In today’s Gospel, it’s easy to see how the temple hierarchs who hated Caesar and everything about him had turned into whom they hated. These Caesar-haters weren’t very different from Caesar anymore: they were elitist, self-referential; they were socially deaf, selectively blind; they were conniving & murderous. What the hierarchs hated about Caesar, Jesus found also in them. So, more than Caesar would ever know, his image and likeness was not just on things. It was in people, too.

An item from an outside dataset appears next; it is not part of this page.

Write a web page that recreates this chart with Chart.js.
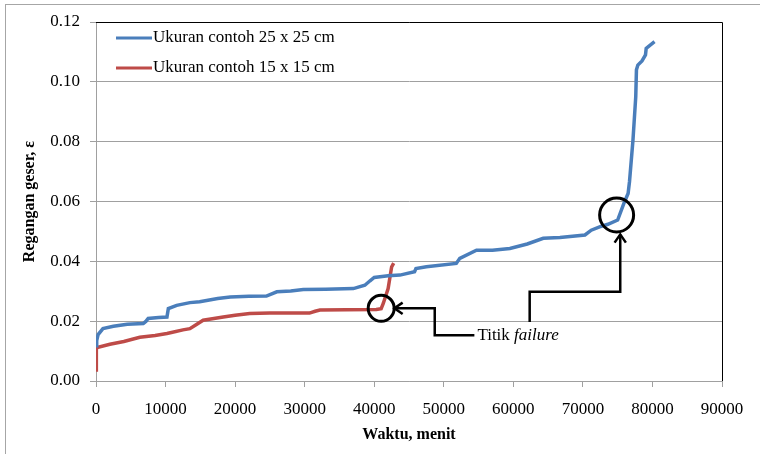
<!DOCTYPE html>
<html>
<head>
<meta charset="utf-8">
<script src="https://cdn.jsdelivr.net/npm/chart.js@4/dist/chart.umd.min.js"></script>
<style>
  body { margin: 0; background: #fff; }
  #grafik { display: block; }
</style>
</head>
<body>
<canvas id="grafik" width="760" height="454"></canvas>
<script>
// waktu (menit) dan regangan geser, contoh 25 x 25 cm
const waktuBesar = [0, 100, 300, 1000, 2500, 4500, 6800, 7200, 7500, 9000, 10200, 10400, 11600, 13500, 14900, 17500, 19300, 22000, 24500, 26000, 28000, 29800, 33000, 37000, 38650, 39400, 40000, 42000, 43700, 45800, 46000, 47500, 51800, 52300, 54700, 57000, 59500, 62000, 64300, 66700, 70300, 71200, 72400, 73600, 75000, 76000, 76500, 76700, 77200, 77600, 77700, 77900, 78500, 79000, 79100, 80300];
const regBesar = [0.0118, 0.0135, 0.0155, 0.0175, 0.0183, 0.0190, 0.0192, 0.0200, 0.0209, 0.0212, 0.0214, 0.0242, 0.0253, 0.0262, 0.0265, 0.0276, 0.0281, 0.0283, 0.0284, 0.0298, 0.0301, 0.0306, 0.0307, 0.0309, 0.0320, 0.0335, 0.0346, 0.0352, 0.0354, 0.0365, 0.0376, 0.0382, 0.0393, 0.0410, 0.0437, 0.0437, 0.0443, 0.0458, 0.0477, 0.0480, 0.0488, 0.0504, 0.0515, 0.0524, 0.0538, 0.0600, 0.0627, 0.0666, 0.0805, 0.0950, 0.1040, 0.1056, 0.1070, 0.1090, 0.1112, 0.1134];

// contoh 15 x 15 cm
const waktuKecil = [0, 50, 150, 2000, 4000, 6300, 8500, 10200, 11000, 12500, 13500, 14500, 15400, 16500, 18300, 20000, 22100, 25000, 30700, 31500, 32200, 36000, 40300, 41000, 41300, 42000, 42500, 42800];
const regKecil = [0.0037, 0.0105, 0.0112, 0.0123, 0.0132, 0.0146, 0.0152, 0.0159, 0.0163, 0.0171, 0.0175, 0.0190, 0.0203, 0.0207, 0.0214, 0.0220, 0.0226, 0.0227, 0.0227, 0.0233, 0.0237, 0.0238, 0.0239, 0.0242, 0.0259, 0.0309, 0.0381, 0.0394];

const labelSeri = ['Ukuran contoh 25 x 25 cm', 'Ukuran contoh 15 x 15 cm'];
const warnaSeri = ['#4a7ebb', '#be4b48'];

// titik failure dan jalur panah penunjuknya
const failureKecil = { x: 41000, y: 0.0243 };
const failureBesar = { x: 74850, y: 0.0555 };
const panahKecil = [{ x: 54400, y: 0.0153 }, { x: 48700, y: 0.0153 }, { x: 48700, y: 0.0243 }, { x: 42900, y: 0.0243 }];
const panahBesar = [{ x: 62350, y: 0.0197 }, { x: 62350, y: 0.0298 }, { x: 75370, y: 0.0298 }, { x: 75370, y: 0.0490 }];

const huruf = "'Liberation Serif', 'Times New Roman', serif";
const abu = '#a0a0a0';

function keTitik(xs, ys) {
    return xs.map((x, i) => ({ x: x, y: ys[i] }));
}

const bingkaiPlugin = {
    id: 'bingkai',
    beforeDraw(chart) {
        const ctx = chart.ctx;
        ctx.save();
        ctx.fillStyle = '#fff';
        ctx.fillRect(0, 0, chart.width, chart.height);
        ctx.strokeStyle = '#a6a6a6';
        ctx.lineWidth = 1;
        ctx.strokeRect(5.5, 4.5, 900, 600);
        ctx.restore();
    },
    afterDatasetsDraw(chart) {
        const ctx = chart.ctx;
        const a = chart.chartArea;
        const sx = chart.scales.x, sy = chart.scales.y;
        ctx.save();
        // garis tepi atas dan kanan area plot
        ctx.strokeStyle = '#000';
        ctx.lineWidth = 1;
        ctx.beginPath();
        ctx.moveTo(a.left, Math.round(a.top) + 0.5);
        ctx.lineTo(Math.round(a.right) + 0.5, Math.round(a.top) + 0.5);
        ctx.lineTo(Math.round(a.right) + 0.5, a.bottom);
        ctx.stroke();

        // legenda di dalam area plot
        ctx.font = '17px ' + huruf;
        ctx.textBaseline = 'middle';
        ctx.textAlign = 'left';
        labelSeri.forEach((teks, i) => {
            const y = 38 + i * 30;
            ctx.strokeStyle = warnaSeri[i];
            ctx.lineWidth = 3;
            ctx.beginPath();
            ctx.moveTo(a.left + 20, y);
            ctx.lineTo(a.left + 56, y);
            ctx.stroke();
            ctx.fillStyle = '#000';
            ctx.fillText(teks, a.left + 57, y);
        });

        // lingkaran titik failure
        ctx.strokeStyle = '#000';
        ctx.lineWidth = 3;
        [[failureKecil, 13], [failureBesar, 17]].forEach(([p, r]) => {
            ctx.beginPath();
            ctx.arc(sx.getPixelForValue(p.x), sy.getPixelForValue(p.y), r, 0, Math.PI * 2);
            ctx.stroke();
        });

        // panah
        ctx.lineWidth = 2.5;
        [panahKecil, panahBesar].forEach(jalur => {
            const pts = jalur.map(p => [sx.getPixelForValue(p.x), sy.getPixelForValue(p.y)]);
            ctx.beginPath();
            pts.forEach((p, i) => i ? ctx.lineTo(p[0], p[1]) : ctx.moveTo(p[0], p[1]));
            ctx.stroke();
            const [x1, y1] = pts[pts.length - 2];
            const [x2, y2] = pts[pts.length - 1];
            const sudut = Math.atan2(y2 - y1, x2 - x1);
            ctx.beginPath();
            ctx.moveTo(x2 - 10 * Math.cos(sudut - 0.6), y2 - 10 * Math.sin(sudut - 0.6));
            ctx.lineTo(x2, y2);
            ctx.lineTo(x2 - 10 * Math.cos(sudut + 0.6), y2 - 10 * Math.sin(sudut + 0.6));
            ctx.stroke();
        });

        // keterangan
        const tx = sx.getPixelForValue(panahKecil[0].x) + 3;
        const ty = sy.getPixelForValue(panahKecil[0].y);
        ctx.fillStyle = '#000';
        ctx.font = '17px ' + huruf;
        ctx.fillText('Titik ', tx, ty);
        const lebar = ctx.measureText('Titik ').width;
        ctx.font = 'italic 17px ' + huruf;
        ctx.fillText('failure', tx + lebar, ty);
        ctx.restore();
    }
};

const ctx = document.getElementById('grafik').getContext('2d');
const chart = new Chart(ctx, {
    type: 'scatter',
    data: {
        datasets: [
            {
                label: labelSeri[0],
                data: keTitik(waktuBesar, regBesar),
                borderColor: warnaSeri[0],
                backgroundColor: warnaSeri[0],
                showLine: true,
                borderWidth: 3.5,
                pointRadius: 0,
                tension: 0
            },
            {
                label: labelSeri[1],
                data: keTitik(waktuKecil, regKecil),
                borderColor: warnaSeri[1],
                backgroundColor: warnaSeri[1],
                showLine: true,
                borderWidth: 3.5,
                pointRadius: 0,
                tension: 0
            }
        ]
    },
    options: {
        responsive: false,
        animation: false,
        layout: { padding: { top: 22, right: 38, left: 0, bottom: 0 } },
        plugins: {
            legend: { display: false },
            tooltip: { enabled: false }
        },
        scales: {
            x: {
                type: 'linear',
                min: 0,
                max: 90000,
                afterFit(scale) { scale.height = 73; },
                ticks: {
                    stepSize: 10000,
                    padding: 12,
                    maxRotation: 0,
                    color: '#000',
                    font: { family: huruf, size: 17 },
                    callback: v => String(v)
                },
                grid: { drawOnChartArea: false, drawTicks: true, tickLength: 6, color: abu },
                border: { color: abu },
                title: {
                    display: true,
                    text: 'Waktu, menit',
                    color: '#000',
                    font: { family: huruf, size: 16, weight: 'bold' },
                    padding: { top: 0, bottom: 10 }
                }
            },
            y: {
                min: 0,
                max: 0.12,
                afterFit(scale) { scale.width = 96; },
                ticks: {
                    stepSize: 0.02,
                    padding: 10,
                    color: '#000',
                    font: { family: huruf, size: 17 },
                    callback: v => v.toFixed(2)
                },
                grid: { color: abu, tickLength: 6 },
                border: { color: abu },
                title: {
                    display: true,
                    text: 'Regangan geser, ε',
                    color: '#000',
                    font: { family: huruf, size: 16, weight: 'bold' },
                    padding: { top: 20, bottom: 0 }
                }
            }
        }
    },
    plugins: [bingkaiPlugin]
});
</script>
</body>
</html>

Did Jesus have his share of disturbing thoughts and feelings about the government, the temple culture, the hierarchs? I’m sure he did. After all, he was—and still is—fully human, not just fully divine. He thought like us and felt like us, and still does. I know that sounds far-fetched, but that’s what it means for our Savior to be fully human as well as fully divine, sisters and brothers. The critical difference, though, is that Jesus didn’t likely allow himself to free-fall into hate-thinking his enemies, or obsessing over society’s ills. There were more important people in his lives than his adversaries. And because of this, there were much more important things to do. The sick needed to be healed, the possessed waited to be freed, tax collectors, prostitutes, sinners needed bringing back around. Jesus was never going to be an absent presence like Caesar and the hierarchs. So, he logged off Facebook, so to speak, and got up from his keyboard and got busy. That was why he didn’t turn into a Caesar or a hierarch. He got busy thinking of, being with, and ministering to real people with real needs and were living real life and dying real deaths. If Jesus were to mint his entire life into coins, they would have the faces of people on them. That was how much they were worth to him. He would consider himself “owned” by people who needed him the most.
If you and I were to coin our life these past seven months of the pandemic, sisters and brothers—and if all our thoughts, all our feelings, and all our preoccupations would go into minting that coin, whose image would Jesus likely see on it? Whose image owns us? How much would we be worth? And most importantly, for whom were we mostly spent?